None of us buy the same items for the same reasons. One customer orders Blue Apron recipes to try new foods, while another orders Blue Apron recipes for the convenience of having ingredients and a recipe shipped to their door.
To me, this means that you can’t send the exact same marketing message to each of your customers because each of your customers have different needs, wants, and reasons for buying.
If you don’t get to know your customers, you’ll base your marketing on what you want to sell, and not what the customer wants to buy. This type of disconnect can drastically reduce your marketing ROI and increase your marketing spend. Even worse, you’ll fail to engage the customer, whose loyalty level will remain as low as my taste for crunchy lemongrass.
THE SOLUTION
This month on the blog, I’ll focus on the three steps you can take to know your customer better, create highly targeted marketing materials, and predict which customers are likely to buy next.
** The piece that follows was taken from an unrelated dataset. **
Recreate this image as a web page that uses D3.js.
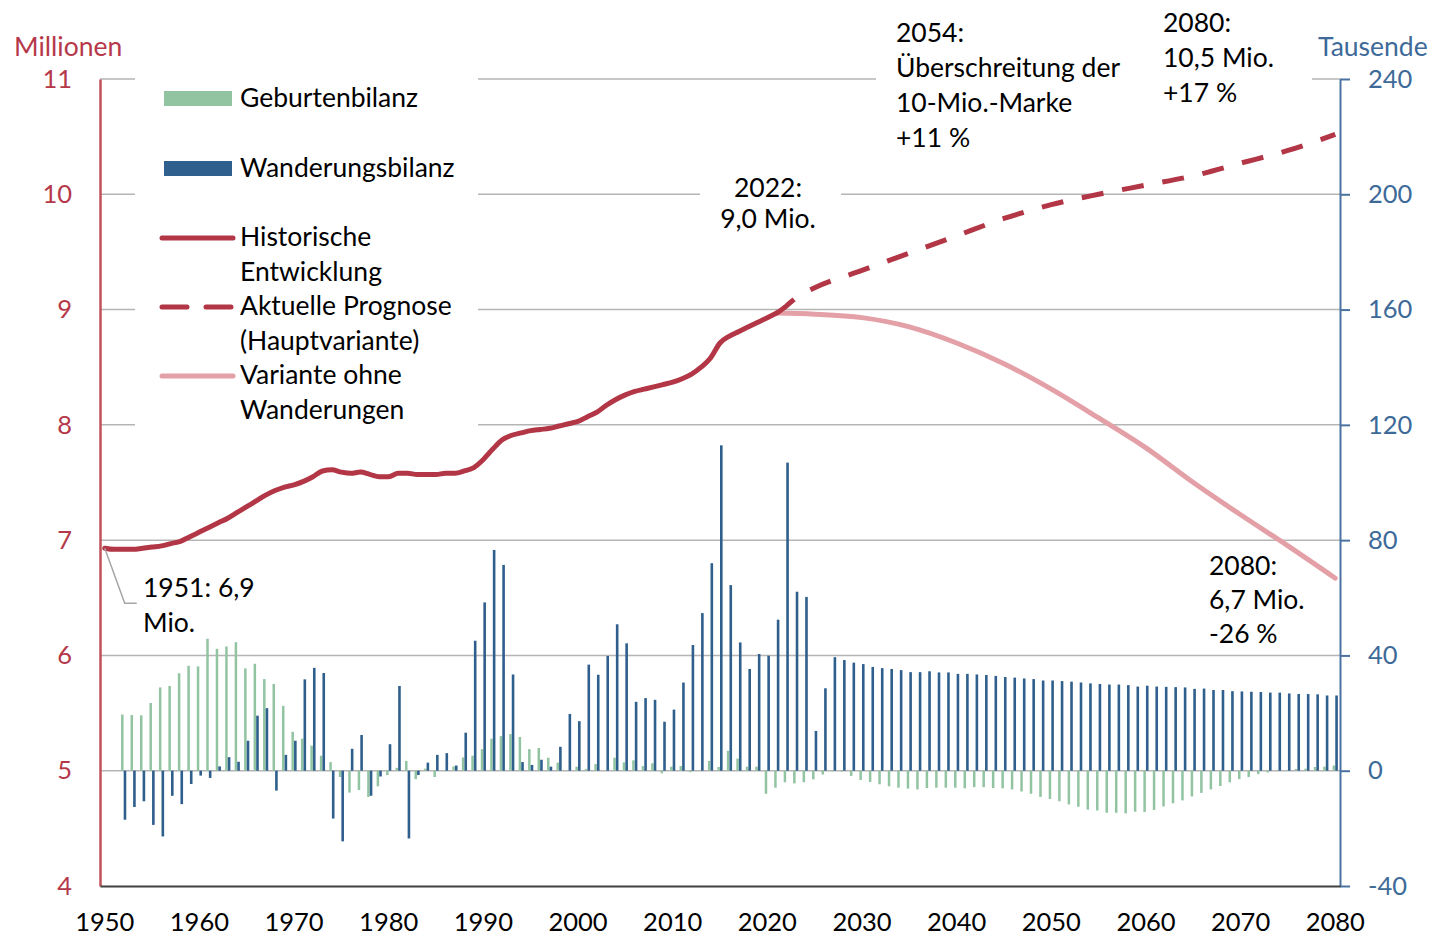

I’ll outline the steps you’ll be taking in this post, and we’ll dive into each step in more depth throughout the series.
1. Adjust Your Marketing Mindset
The first thing you need to do to get inside your customer’s head is to adjust your own mindset. Some businesses believe they know what their customers want even more than their customers do.
Instead of investigating customer behaviors and digging deep into the data on hand, they assume they know all there is to know and create marketing campaigns based on the past, not the future.
Next week’s article will reveal case studies of companies that saw a huge shift in their marketing ROI simply by paying close attention to the data they had already collected on customers and by appending more data to customer records. Opening their minds to a world of previously untapped information that gave them an advantage over their competitors
2. Gather Your Ingredients
The fastest, most affordable way to predict your customer’s next purchase is to start gathering information on your customers that you do not usually collect.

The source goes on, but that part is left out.